There are so many beautiful moments in my life which I have thrown away just like that winning photograph. Tossed aside, heaped into the landfill of broken thoughts and dreams that make up the bitter threads of my tattered history.
I’d like to look back and remember joyful days and laughter as much as I flinchingly recall embitterment, humiliation, and despair. But the truth is when I seek the past I mostly find the latter. I don’t believe this is because my entire childhood and young adult life was nothing but misery, it is simply because I have frequently looked back in shame.
But that shame crippled part of me has begun to shrivel from neglect, as over recent years I have chosen to feed compassion instead. And in compassion there is hope of recovering those fragments of the past I’ve ripped away from myself. Fragments which lie right here in this photo album.

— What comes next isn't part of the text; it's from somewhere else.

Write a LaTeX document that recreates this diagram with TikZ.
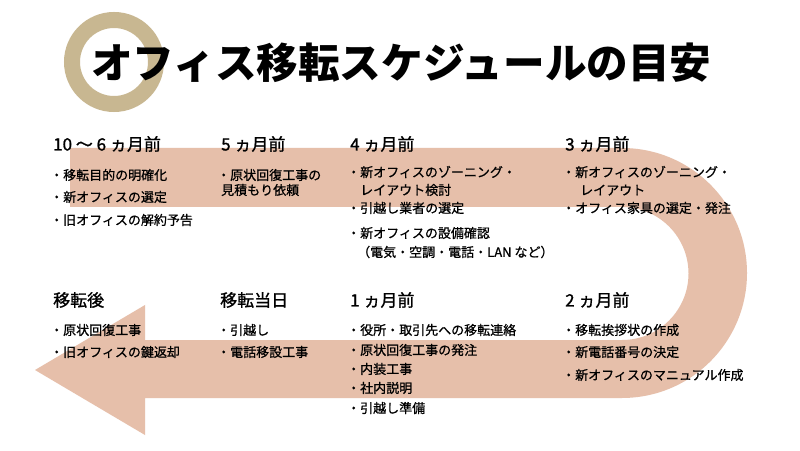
\documentclass[tikz,border=0pt]{standalone}
\usepackage{fontspec}
\usepackage{tikz}
\newfontfamily\jp{Noto Sans CJK JP}
\newfontfamily\jpm{Noto Sans CJK JP}[FakeBold=0.8]
\newfontfamily\jph{Noto Sans CJK JP}[FakeBold=1.2]
\definecolor{band}{RGB}{230,191,170}
\definecolor{ring}{RGB}{200,183,145}
\begin{document}
\begin{tikzpicture}[x=1pt,y=1pt,
	titletext/.style={anchor=west,inner sep=0pt,font=\jp\bfseries\fontsize{41.6}{41.6}\selectfont},
	head/.style={anchor=west,inner sep=0pt,font=\jph\fontsize{17}{17}\selectfont},
	item/.style={anchor=west,inner sep=0pt,font=\jpm\fontsize{13}{13}\selectfont}]
					\useasboundingbox (0,0) rectangle (800,450);
					\fill[white] (0,0) rectangle (800,450);
					\fill[band] (70,302) -- (622,302) arc[start angle=90,end angle=-90,radius=125pt]
						-- (145,52) -- (145,15) -- (35,80) -- (145,145) -- (145,110) -- (622,110)
						arc[start angle=-90,end angle=90,radius=66.5pt] -- (70,243) -- cycle;
					\draw[ring,line width=16pt] (114,388) circle[radius=42pt];
					\node[titletext] (title) at (91,387) {オフィス移転スケジュールの目安};
					\node[head] (h1) at (53,306) {10 ～ 6 ヵ月前};
					\node[head] (h2) at (221,306) {5 ヵ月前};
					\node[head] (h3) at (350,306) {4 ヵ月前};
					\node[head] (h4) at (565,306) {3 ヵ月前};
					\node[head] (h5) at (53,150) {移転後};
					\node[head] (h6) at (220,150) {移転当日};
					\node[head] (h7) at (350,150) {1 ヵ月前};
					\node[head] (h8) at (565,150) {2 ヵ月前};
					\node[item] (a1) at (50,275) {・移転目的の明確化};
					\node[item] (a2) at (50,253) {・新オフィスの選定};
					\node[item] (a3) at (50,230) {・旧オフィスの解約予告};
					\node[item] (b1) at (217,275) {・原状回復工事の};
					\node[item] (b2) at (221,260) {見積もり依頼};
					\node[item] (c1) at (347,278) {・新オフィスのゾーニング・};
					\node[item] (c2) at (360,260) {レイアウト検討};
					\node[item] (c3) at (347,242) {・引越し業者の選定};
					\node[item] (c4) at (347,217) {・新オフィスの設備確認};
					\node[item] (c5) at (357,198) {（電気・空調・電話・LAN など）};
					\node[item] (d1) at (562,278) {・新オフィスのゾーニング・};
					\node[item] (d2) at (580,260) {レイアウト};
					\node[item] (d3) at (562,242) {・オフィス家具の選定・発注};
					\node[item] (e1) at (50,120) {・原状回復工事};
					\node[item] (e2) at (50,98) {・旧オフィスの鍵返却};
					\node[item] (f1) at (217,120) {・引越し};
					\node[item] (f2) at (217,98) {・電話移設工事};
					\node[item] (g1) at (347,120) {・役所・取引先への移転連絡};
					\node[item] (g2) at (347,100) {・原状回復工事の発注};
					\node[item] (g3) at (347,81) {・内装工事};
					\node[item] (g4) at (347,62) {・社内説明};
					\node[item] (g5) at (347,42) {・引越し準備};
					\node[item] (k1) at (562,120) {・移転挨拶状の作成};
					\node[item] (k2) at (562,98) {・新電話番号の決定};
					\node[item] (k3) at (562,75) {・新オフィスのマニュアル作成};
				\end{tikzpicture}
\end{document}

Cracking it open again I look at those photographs I made so many years ago and I remember the girl who believed her camera could help her capture the beauty and wonder and pain she found in the world around her and who wanted to share that vision with others. She was a troubled, but good natured girl, and she deserves to be remembered for the simple and sacred wisdom she has to offer.
I definitely relate very much to the experience of shame. I think it is one of our many lifelong tasks to turn all the shame into compassion. I am so glad you are getting there. Me too! But it remains a struggle, doesn’t it?
The photograph of your grandmother’s hands is beautiful!!
And you are working on a memoir? Excellent. There is nothing more interesting to me than real life stories that happened to real people.
I hope that the process of writing will help you in growing your compassion for yourself and others even more. I am sure it will!
A very remarkable contemplation of shame and empathy, powerful and moving and clearly drawn from real life. Thank you so much for writing and sharing.